Feb 15 2010

Take the Money and Run…for the PA Supreme Court

Published by at 12:20 pm under Judges,Merit Selection

The amount of money spent on last year’s state Supreme Court election is staggering. With at least $4.7 million raised, our own deputy director Shira Goodman noted the race to be the most expensive in history on a per-seat basis.

Today’s PA Law Weekly (subscription required) takes a look at exactly where all that money came from. While campaign finance reports indicate that defeated Democrat Jack Panella raised more than twice the amount of the victorious Joan Orie Melvin, including more than one million from the Philadelphia Trial Lawyers Association’s PAC, these figures don’t tell the full story.

A separate report compiled by the Campaign Media Analysis Group for Washington-based watchdog Justice at Stake reveals that the Republican Party sponsored an estimated $975,849 worth of television ads for Orie Melvin. The Republican party reported spending over $3 million on political campaign ads last year. The reports do not break down the spending on individual candidates, so exact numbers spent on each are difficult to determine. However, CMAG’s report, which was assembled by monitoring satellite feeds of campaign commercials and determining who paid for the ads according to their disclaimers and where they were aired, is believed to be a conservative calculation.

Charlie Hall of Justice at Stake is concerned that the voting public will not be able to truly see who is paying to support these judicial candidates.

It was a surprise to us that this third party that doesn’t appear on the ballot spent more than the candidate herself. I think this should be a big wake up call to Pennsylvania that the public should really insist on better transparency in campaign finance laws so they know who’s spending money in a campaign.

Yet more than greater transparency will be needed to combat the effect of politics on the bench.
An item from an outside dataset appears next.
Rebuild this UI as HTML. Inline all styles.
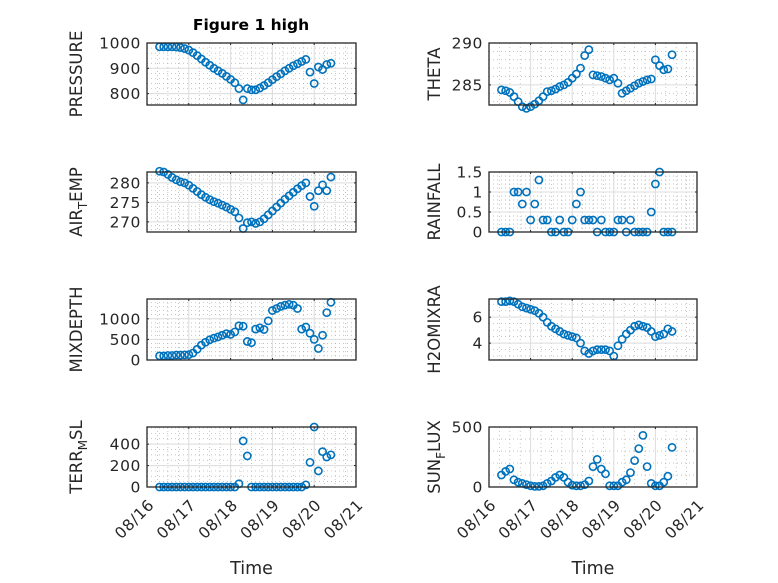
<!DOCTYPE html>
<html><head><meta charset="utf-8"><style>
body{margin:0;background:#fff}
svg{display:block;font-family:"DejaVu Sans","Liberation Sans",sans-serif}
</style></head><body>
<svg id="fig" width="778" height="583" viewBox="0 0 778 583">
<rect width="778" height="583" fill="#fff"/>
<text x="251" y="30" text-anchor="middle" font-size="15.5" font-weight="bold" fill="#000">Figure 1 high</text>
</svg>
<script>
const tDays=[0.3,0.4,0.5,0.6,0.7,0.8,0.9,1.0,1.1,1.2,1.3,1.4,1.5,1.6,1.7,1.8,1.9,2.0,2.1,2.2,2.3,2.4,2.5,2.6,2.7,2.8,2.9,3.0,3.1,3.2,3.3,3.4,3.5,3.6,3.7,3.8,3.9,4.0,4.1,4.2,4.3,4.4];
const xTickLabels=["08/16","08/17","08/18","08/19","08/20","08/21"];
const pressure=[985,985,985,985,984,982,978,972,962,950,937,924,912,900,890,880,868,856,843,820,775,820,815,815,822,832,843,855,867,878,890,900,910,918,927,935,885,840,905,895,915,920];
const theta=[284.4,284.3,284.1,283.6,283.0,282.4,282.2,282.4,282.7,283.1,283.6,284.2,284.3,284.5,284.8,285.0,285.3,285.8,286.3,287.0,288.5,289.2,286.2,286.1,286.0,285.8,285.6,285.8,285.2,284.0,284.3,284.6,284.9,285.2,285.4,285.6,285.7,288.0,287.3,286.8,286.9,288.6];
const airTemp=[283,282.8,282.2,281.4,280.8,280.3,280.0,279.4,278.6,277.8,277.0,276.3,275.7,275.2,274.8,274.3,273.8,273.2,272.6,271.0,268.3,269.8,270.0,269.6,270.0,270.8,271.8,272.8,273.8,274.8,275.8,276.7,277.6,278.5,279.3,280.0,276.5,274.0,278.0,279.5,278.0,281.5];
const rainfall=[0,0,0,1.0,1.0,0.7,1.0,0.3,0.7,1.3,0.3,0.3,0,0,0.3,0,0,0.3,0.7,1.0,0.3,0.3,0.3,0,0.3,0,0,0,0.3,0.3,0,0.3,0,0,0,0,0.5,1.2,1.5,0,0,0];
const mixDepth=[100,100,110,110,120,120,125,130,170,260,360,430,490,530,560,600,640,620,680,830,820,450,420,750,780,740,950,1200,1250,1300,1330,1350,1330,1250,750,800,650,500,280,600,1150,1400];
const h2oMixRa=[7.2,7.2,7.25,7.2,7.0,6.8,6.7,6.6,6.5,6.3,6.0,5.6,5.3,5.1,4.9,4.7,4.6,4.5,4.4,4.0,3.4,3.2,3.4,3.5,3.5,3.5,3.4,3.0,3.8,4.3,4.7,5.0,5.3,5.4,5.3,5.2,4.9,4.5,4.6,4.7,5.1,4.9];
const terrMsl=[0,0,0,0,0,0,0,0,0,0,0,0,0,0,0,0,0,0,0,30,430,290,0,0,0,0,0,0,0,0,0,0,0,0,0,20,230,560,150,330,280,300];
const sunFlux=[100,130,150,60,40,30,20,10,5,5,10,30,50,80,100,80,40,15,10,10,20,50,170,230,150,110,10,10,10,40,60,120,220,320,430,170,30,10,10,40,90,330];

const NS="http://www.w3.org/2000/svg";
const svg=document.getElementById('fig');
function mk(tag,attrs,parent){const e=document.createElementNS(NS,tag);for(const k in attrs)e.setAttribute(k,attrs[k]);(parent||svg).appendChild(e);return e;}

const panels=[
 {name:'pressure',vals:pressure,x0:147,x1:356,y0:43,y1:105,ymin:755,ymax:1000,ticks:[800,900,1000],minor:20,label:['PRESSURE'],lx:82,xl:false},
 {name:'theta',vals:theta,x0:489,x1:697,y0:43,y1:105,ymin:282.6,ymax:290,ticks:[285,290],minor:1,label:['THETA'],lx:440,xl:false},
 {name:'air-temp',vals:airTemp,x0:147,x1:356,y0:172,y1:232,ymin:267.4,ymax:282.8,ticks:[270,275,280],minor:1,label:['AIR','T','EMP'],lx:82,xl:false},
 {name:'rainfall',vals:rainfall,x0:489,x1:697,y0:172,y1:232,ymin:0,ymax:1.5,ticks:[0,0.5,1,1.5],minor:0.1,label:['RAINFALL'],lx:440,xl:false},
 {name:'mixdepth',vals:mixDepth,x0:147,x1:356,y0:299,y1:360,ymin:0,ymax:1480,ticks:[0,500,1000],minor:100,label:['MIXDEPTH'],lx:82,xl:false},
 {name:'h2omixra',vals:h2oMixRa,x0:489,x1:697,y0:299,y1:360,ymin:2.7,ymax:7.4,ticks:[4,6],minor:0.5,label:['H2OMIXRA'],lx:440,xl:false},
 {name:'terr-msl',vals:terrMsl,x0:147,x1:356,y0:427,y1:487,ymin:0,ymax:560,ticks:[0,200,400],minor:50,label:['TERR','M','SL'],lx:82,xl:true},
 {name:'sun-flux',vals:sunFlux,x0:489,x1:697,y0:427,y1:487,ymin:0,ymax:500,ticks:[0,500],minor:100,label:['SUN','F','LUX'],lx:440,xl:true}
];

panels.forEach(p=>{
  const g=mk('g',{});
  
  
  const xs=t=>p.x0+(t/5)*(p.x1-p.x0);
  const ys=v=>p.y1-(v-p.ymin)/(p.ymax-p.ymin)*(p.y1-p.y0);
  mk('rect',{x:p.x0,y:p.y0,width:p.x1-p.x0,height:p.y1-p.y0,fill:'#fff'},g);
  for(let d=0;d<5;d++)for(let k=1;k<4;k++){const x=xs(d+k/4);mk('line',{x1:x,x2:x,y1:p.y0,y2:p.y1,stroke:'#b0b0b0','stroke-width':0.7,'stroke-dasharray':'1 3'},g);}
  const start=Math.ceil(p.ymin/p.minor);
  for(let i=start;i*p.minor<=p.ymax;i++){const v=i*p.minor;const y=ys(v);mk('line',{x1:p.x0,x2:p.x1,y1:y,y2:y,stroke:'#b0b0b0','stroke-width':0.7,'stroke-dasharray':'1 3'},g);}
  for(let d=1;d<5;d++){const x=xs(d);mk('line',{x1:x,x2:x,y1:p.y0,y2:p.y1,stroke:'#dcdcdc','stroke-width':1},g);}
  p.ticks.forEach(v=>{const y=ys(v);mk('line',{x1:p.x0,x2:p.x1,y1:y,y2:y,stroke:'#dcdcdc','stroke-width':1},g);
    const tl=mk('text',{x:p.x0-6,y:y+5.5,'text-anchor':'end','font-size':15.5,'letter-spacing':0.6,fill:'#262626'},g);tl.textContent=String(v);
    
    
    mk('line',{x1:p.x0,x2:p.x0+2,y1:y,y2:y,stroke:'#262626'},g);mk('line',{x1:p.x1,x2:p.x1-2,y1:y,y2:y,stroke:'#262626'},g);});
  for(let d=1;d<5;d++){const x=xs(d);mk('line',{x1:x,x2:x,y1:p.y1,y2:p.y1-2,stroke:'#262626'},g);mk('line',{x1:x,x2:x,y1:p.y0,y2:p.y0+2,stroke:'#262626'},g);}
  const dg=mk('g',{},g);
  
  
  tDays.forEach((t,i)=>{const c=mk('circle',{cx:xs(t),cy:ys(p.vals[i]),r:3.6,fill:'none',stroke:'#0072BD','stroke-width':1.6},dg);
    
    });
  mk('rect',{x:p.x0,y:p.y0,width:p.x1-p.x0,height:p.y1-p.y0,fill:'none',stroke:'#262626','stroke-width':1.3},g);
  const cy=(p.y0+p.y1)/2;
  const lab=mk('text',{x:0,y:0,'text-anchor':'middle','font-size':16.5,fill:'#262626',transform:`translate(${p.lx},${cy}) rotate(-90)`},g);
  
  
  if(p.label.length===1){lab.textContent=p.label[0];}
  else{const a=mk('tspan',{},lab);a.textContent=p.label[0];const b=mk('tspan',{dy:5,'font-size':12},lab);b.textContent=p.label[1];const c=mk('tspan',{dy:-5},lab);c.textContent=p.label[2];}
  if(p.xl){
    xTickLabels.forEach((s,d)=>{const x=xs(d);const tl=mk('text',{x:0,y:0,'text-anchor':'end','font-size':15.5,'letter-spacing':0.6,fill:'#262626',transform:`translate(${x+8},${p.y1+19}) rotate(-45)`},g);tl.textContent=s;
      
      });
    const xt=mk('text',{x:(p.x0+p.x1)/2,y:574,'text-anchor':'middle','font-size':17.5,fill:'#262626'},g);xt.textContent='Time';
    
    
  }
});
</script>
</body></html>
Due to the U.S. Supreme Court’s recent decision in Citizens United allowing corporations and unions to make direct expenditures to support or oppose political candidates, judicial campaigns are likely to become more and more like other political races even though the role of judges is very different from those in the other two branches.

Political science professor G. Terry Madonna worries that this “tendency will be to demean the judiciary [and] cause the public to have less confidence in the judiciary.”  In Pennsylvania, where faith in the courts has already been severely compromised due to recent scandals, such a development would only further weaken confidence in the system.

Judicial elections are no longer working for Pennsylvania. A change to a merit selection method of selecting our appellate judges is the best way faith can be restored.